Around 2 years ago I was almost in a state of complete lack of “real-world money” (those you have in your pockets.) All my expenses went effortlessly and invisibly from one account to another by the swiping of plastic chips as my intermediary benefactors.

Life was easy. If I craved something I could usually have it relatively quick just by approving a machine or a person the inspection of my card.

I didn’t have a single penny in my pockets because there was simply no need. I thought: why carry around abundant pieces of paper and a heavy load of metal when I can just show my card to get what I want? I didn’t overspend though, I was definitely aware that somewhere in the periphery there was actual money being taken away from me with every transaction.

But then came a curious incident about little over a year ago. I was riding a taxi in the middle of Switzerland and when I had reached my destination, I reflexively hauled out my card as customary as usual. The taxi driver looked over the card and then he stared at me with anguish in his eyes. He shook his head apprehensively and didn’t accept it.

I was nonplussed. What could I do? I didn’t have anything I could offer as payment. After some staggering attempts of conversation in German he furiously took me to the closest ATM. I made a withdrawal and could at last offer the man his payment.

That incident stayed with me long after it happened. There was something peculiar about the way of handling and paying with those paper notes. I played with the thought further. There was a newborn sense to it, something I hadn’t perceived before. It had to do with independency as well as it had to do with resistance. I kept pulling the thread that now so ubiquitously tangled me.

First of all I feared to put myself in the same kind of situation again, that feeling of total helplessness. The second thing, I thought, is that right now I’m giving in to most of my cravings because there’s no friction. If there’s no friction, it’s easier ending up doing a thing; as in my case, spending.

I started conducting some experiments. I sat up a timeframe consisting of 2 weeks and then I grabbed a relevant sum of money that should sustain me during that period. “This is what you have to live on, spend it well.” In the beginning I left my card at home, so every time I reflexively searched for it when I got a craving, I had to think twice. There was no card, just the “real money”. There’s another type of resistance about having paper notes in my hand, I feel the actual loss when they slip out of my fingers.

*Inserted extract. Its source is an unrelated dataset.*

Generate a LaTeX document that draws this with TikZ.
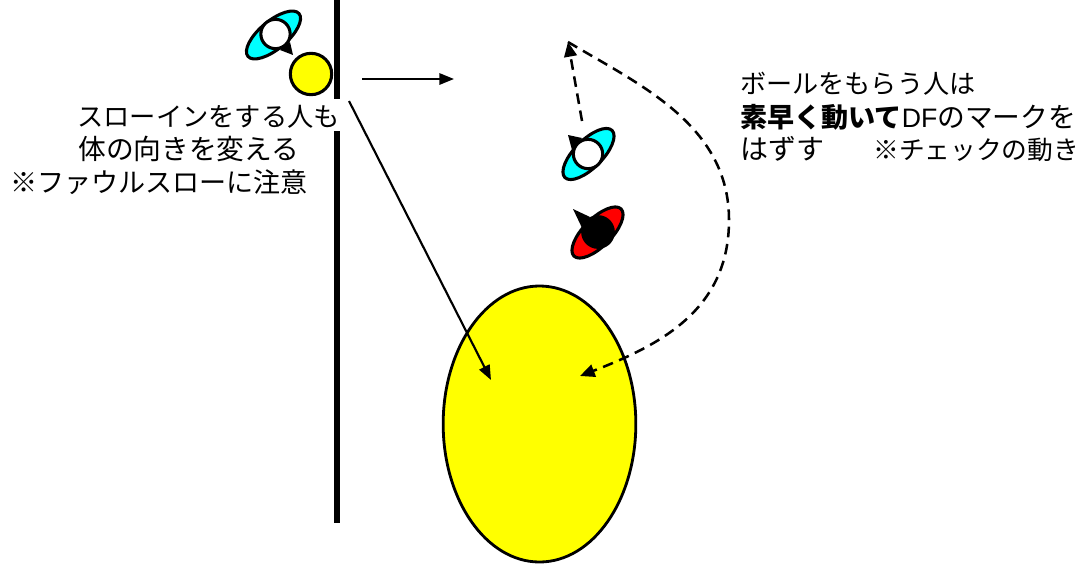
\documentclass[tikz,border=0pt]{standalone}
\usepackage{fontspec}
\setmainfont{Noto Sans CJK JP}
\newfontfamily\latinfont{Liberation Sans}
\usetikzlibrary{arrows.meta,shapes.geometric}
\definecolor{cyanfill}{RGB}{0,255,255}
\definecolor{yellowfill}{RGB}{255,255,0}
\definecolor{redfill}{RGB}{255,0,0}
\newcommand{\fsz}[1]{\fontsize{#1pt}{24pt}\selectfont}
\tikzset{
  x=0.75pt,y=-0.75pt,
  body/.style={ellipse,draw=black,line width=2.3pt,rotate=45,minimum width=50pt,minimum height=21pt,inner sep=0pt,outer sep=0pt},
  headball/.style={circle,draw=black,line width=2.3pt,minimum size=22pt,inner sep=0pt,outer sep=0pt},
  wall/.style={draw=black,line width=4.5pt},
  solidarrow/.style={draw=black,line width=1.6pt,-{Triangle[length=11pt,width=8.5pt]}},
  runarrow/.style={draw=black,line width=1.9pt,dash pattern=on 8pt off 5pt,-{Triangle[length=11pt,width=9.5pt]}},
  caption/.style={anchor=base west,inner sep=0pt},
}
\begin{document}
\begin{tikzpicture}
\useasboundingbox (0,0) rectangle (1080,564);
% touchline, interrupted by the first caption line
\coordinate (wallA) at (337,0);
\coordinate (wallB) at (337,99);
\coordinate (wallC) at (337,131);
\coordinate (wallD) at (337,523);
\draw[wall] (wallA) -- (wallB);
\draw[wall] (wallC) -- (wallD);
% zone
\node[ellipse,draw=black,line width=2.1pt,fill=yellowfill,minimum width=144.5pt,minimum height=207pt,inner sep=0pt,outer sep=0pt] (zone) at (539.5,424) {};
% thrower
\node[body,fill=cyanfill,rotate=-5] (throwerBody) at (273.5,35) {};
\fill[black] (280,50) -- (290,42) -- (293,55) -- cycle;
\node[headball,fill=white] (throwerHead) at (275.5,34) {};
\node[circle,draw=black,line width=2.3pt,fill=yellowfill,minimum size=31pt,inner sep=0pt,outer sep=0pt] (ball) at (311,74) {};
% receiver
\node[body,fill=cyanfill] (receiverBody) at (588.5,154) {};
\fill[black] (582,138) -- (572,150) -- (568,135) -- cycle;
\node[headball,fill=white] (receiverHead) at (588,154) {};
% defender
\node[body,fill=redfill] (defenderBody) at (597.5,232.5) {};
\fill[black] (590,217) -- (583,230) -- (573,209) -- cycle;
\node[headball,fill=black,minimum size=23pt] (defenderHead) at (598,232) {};
% arrows
\coordinate (moveA) at (362,79);
\coordinate (moveB) at (454,79);
\draw[solidarrow] (moveA) -- (moveB);
\coordinate (throwA) at (349,101);
\coordinate (throwB) at (491,380);
\draw[solidarrow] (throwA) -- (throwB);
\coordinate (runStart) at (582,121);
\coordinate (runTip) at (568,42);
\draw[runarrow] (runStart) -- (runTip);
\coordinate (curveEnd) at (580,376);
\draw[runarrow] (runTip) .. controls (640,85) and (729,125) .. (729,220) .. controls (729,310) and (660,345) .. (curveEnd);
% captions
\node[caption] (capA) at (77,126) {\fsz{19.7}スローインをする人も};
\node[caption] (capB) at (78,159) {\fsz{20.8}体の向きを変える};
\node[caption] (capC) at (10,192) {\fsz{20.3}※ファウルスローに注意};
\node[caption] (capD) at (740,93) {\fsz{19.6}ボールをもらう人は};
\node[caption] (capE) at (740,127) {\fsz{20.3}\textbf{素早く動いて}{\latinfont\fsz{20}DF}\fsz{20.8}のマークを};
\node[caption] (capF) at (740,159) {\fsz{21}はずす};
\node[caption] (capG) at (873,159) {\fsz{19.3}※チェックの動き};
\end{tikzpicture}
\end{document}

I liked this newfound bulwark against spending so I stuck with the scheme. Now I enjoy watching most of my infatuated cravings diminish with just that little wall I’ve set up by primarily using paper money. It’s an interesting realization, admitting reflexes to find out how many things one doesn’t actually need. I also like the honesty about paper money, it can be used everywhere I go and it doesn’t need an external link between me and the trader for it to work, that offers more independency.

I can’t say that this is the easiest and most convenient way of handling transactions of money, oppositely it’s pretty cumbersome and inconvenient at times. This is not simplicity in its regular sense meaning it evens out the rough edges of life and makes it smoother. But from time to time, doing things the long, hard and stupid way can actually be the right way.